4. Applying Statistical Techniques for Validating Personalization Impact
a) Choosing Appropriate Statistical Tests for Small Sample Sizes
When segment sizes are limited, use non-parametric tests like the Mann-Whitney U test or permutation tests instead of t-tests, which assume normality. For example, compare click-through rates between personalized and control groups with small samples (<30 users) to avoid false negatives. Bootstrap methods can provide robust confidence intervals in these scenarios.
b) Correcting for Multiple Comparisons in Segment-Level Testing
Apply corrections such as Bonferroni or Benjamini-Hochberg procedures when testing multiple segments or variations to control false discovery rates. For instance, if testing 10 segments simultaneously, adjust your significance level from 0.05 to 0.005 (Bonferroni) to reduce Type I errors. Use statistical software (R, Python’s statsmodels) to automate this process.
c) Calculating and Interpreting Confidence Intervals for Personalization Metrics
Compute confidence intervals (CIs) for key metrics like CTR or conversion rate using Wilson or Clopper-Pearson methods for proportions, which are more accurate with small samples. For example, a 95% CI for a 20% CTR in a segment of 50 users might be 12% to 28%. Narrow CIs indicate more reliable estimates; wide intervals suggest the need for more data before drawing conclusions.

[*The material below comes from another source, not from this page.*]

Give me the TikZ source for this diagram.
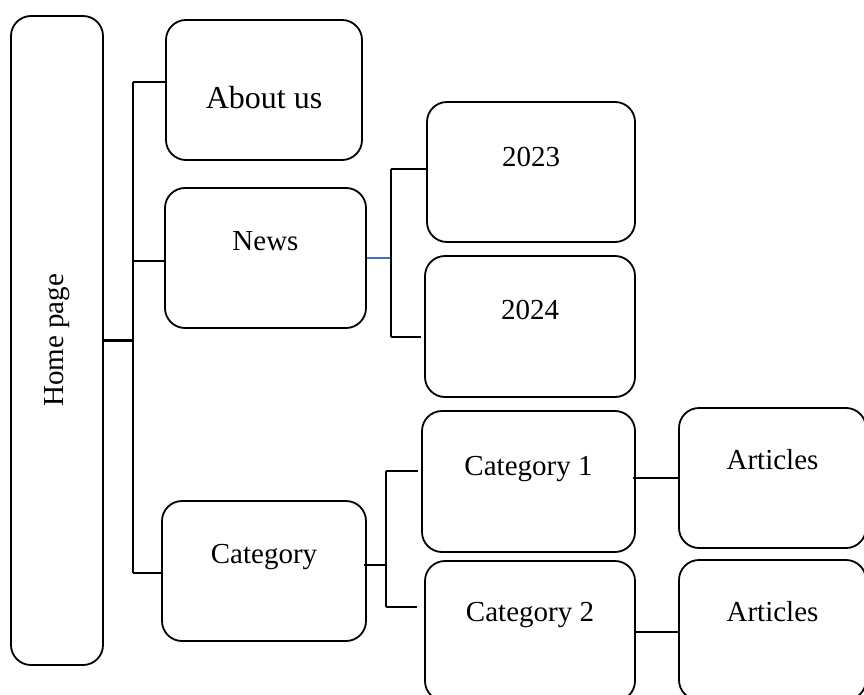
\documentclass[tikz,border=0pt]{standalone}
\usepackage{fontspec}
\setmainfont{Liberation Serif}
\usetikzlibrary{calc}
\definecolor{wordblue}{RGB}{68,114,196}

\begin{document}
\begin{tikzpicture}[x=1pt,y=-1pt,
    box/.style={draw,line width=1.8pt,rounded corners=20pt,inner sep=0pt},
    lab/.style={font=\fontsize{29}{34}\selectfont,inner sep=0pt},
    conn/.style={line width=2.8pt}]
\useasboundingbox (0,0) rectangle (864,695);
\clip (0,0) rectangle (864,695);

% boxes
\node[box,minimum width=92pt,minimum height=649pt] (home) at (57,340.5) {};
\node[lab,rotate=90] (home-t) at (home) {Home page};

\node[box,minimum width=196pt,minimum height=140pt] (about) at (264,90) {};
\node[lab,font=\fontsize{32}{38}\selectfont,yshift=-8pt] (about-t) at (about) {About us};
\node[box,minimum width=201pt,minimum height=140pt] (news) at (265.5,258) {};
\node[lab,yshift=16.5pt] (news-t) at (news) {News};
\node[box,minimum width=204pt,minimum height=140pt] (cat) at (264,571) {};
\node[lab,yshift=14pt] (cat-t) at (cat) {Category};

\node[box,minimum width=208pt,minimum height=140pt] (y2023) at (531,172) {};
\node[lab,yshift=15pt] (y2023-t) at (y2023) {2023};
\node[box,minimum width=210pt,minimum height=141pt] (y2024) at (530,326.5) {};
\node[lab,yshift=16.5pt] (y2024-t) at (y2024) {2024};

\node[box,minimum width=213pt,minimum height=141pt] (cat1) at (528.5,481.5) {};
\node[lab,yshift=12.5pt] (cat1-t) at (cat1) {Category 1};
\node[box,minimum width=210pt,minimum height=140pt] (cat2) at (530,631) {};
\node[lab,yshift=16pt] (cat2-t) at (cat2) {Category 2};

\node[box,minimum width=187pt,minimum height=140pt] (art1) at (772.5,478) {};
\node[lab,yshift=18pt] (art1-t) at (art1) {Articles};
\node[box,minimum width=187pt,minimum height=140pt] (art2) at (772.5,630) {};
\node[lab,yshift=18pt] (art2-t) at (art2) {Articles};

% home page tree
\coordinate (t1) at (133,82);
\coordinate (t2) at (133,261);
\coordinate (t3) at (133,573);
\draw[conn] (t1) -- (t3);
\draw[conn] (home.east) -- (home.east -| t1);
\draw[conn] (t1) -- (t1 -| about.west);
\draw[conn] (t2) -- (t2 -| news.west);
\draw[conn] (t3) -- (t3 -| cat.west);

% news bracket
\coordinate (n1) at (391,169);
\coordinate (n2) at (391,337);
\draw[wordblue,line width=1.4pt] (news.east) -- (news.east -| n1);
\draw[conn] (n1) -- (n2);
\draw[conn] (n1) -- (n1 -| y2023.west);
\draw[line width=1.8pt] (n2) -- ([xshift=-3pt]n2 -| y2024.west);

% category bracket
\coordinate (c0) at (386,565);
\coordinate (c1) at (386,471);
\coordinate (c2) at (386,607);
\draw[conn] ([xshift=-3pt]c0 -| cat.east) -- (c0);
\draw[conn] (c1) -- (c2);
\draw[conn] (c1) -- ([xshift=-3pt]c1 -| cat1.west);
\draw[conn] (c2) -- ([xshift=-7pt]c2 -| cat2.west);

% articles
\draw[conn] ([xshift=-3pt]cat1.east |- art1.west) -- (art1.west);
\draw[conn] (cat2.east |- 0,632) -- (art2.west |- 0,632);

\end{tikzpicture}
\end{document}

d) Avoiding Common Pitfalls in Statistical Significance and Power Analysis
Ensure your sample size calculations account for the expected effect size and variance. Use tools like G*Power or custom scripts to estimate required sample sizes for desired power (usually 80%). Beware of peeking—analyzing data prematurely inflates false positives. Implement sequential testing methods or Bayesian approaches to continuously evaluate results without increasing false discovery risk.
5. Automating and Scaling Data-Driven Personalization in A/B Testing
a) Building Automated Data Pipelines for Real-Time Personalization Testing
Establish ETL (Extract, Transform, Load) pipelines using tools like Apache Airflow, Kafka, or cloud services (AWS Glue, GCP Dataflow) to ingest behavioral and transactional data continuously. Automate data transformations, such as feature engineering (e.g., recency, frequency calculations), and load them into a feature store. Integrate with your experimentation platform to trigger variations dynamically based on real-time signals.
b) Using Multi-Armed Bandit Algorithms to Optimize Variations
Implement algorithms like Epsilon-Greedy, UCB, or Thompson Sampling to balance exploration and exploitation. For example, assign more traffic to high-performing variations while still testing new ones. Use frameworks like Google’s Vizier or open-source libraries (e.g., bandit in Python) to automate this process. Regularly update models based on incoming data to adapt personalization strategies dynamically.
c) Setting Up Continuous Deployment for Personalization Variations
Automate variation rollout via CI/CD pipelines integrating with your experimentation platform. Use feature flagging tools like LaunchDarkly to toggle variations based on data-driven triggers. Ensure rollback mechanisms are in place for underperforming variations. Schedule incremental deployments and monitor real-time performance metrics to iteratively refine personalization tactics.
d) Monitoring and Adjusting Personalization Models Based on Live Data
Set up dashboards with tools like Tableau, Power BI, or Looker to visualize key KPIs and model performance metrics. Implement alerts for significant deviations or drops in performance. Use A/B/n or multi-variant dashboards to compare variations side-by-side. Schedule regular retraining of ML models with fresh data, and employ online learning techniques to update models continuously without downtime.
6. Case Studies: Successful Implementation of Data-Driven Personalization Strategies
a) Step-by-Step Breakdown of a Retail E-Commerce Personalization Test
A major online retailer segmented users into high-value, casual, and new visitors. They gathered behavioral data, cleaned it using automated scripts, and tagged profiles with interests and purchase intent. Using machine learning, they predicted product preferences and tailored homepage content dynamically. By deploying multi-armed bandit algorithms, they optimized recommendations in real time, leading to a 15% increase in conversion rate within three months. Key to success was continuous monitoring, model retraining, and iterative testing based on live data.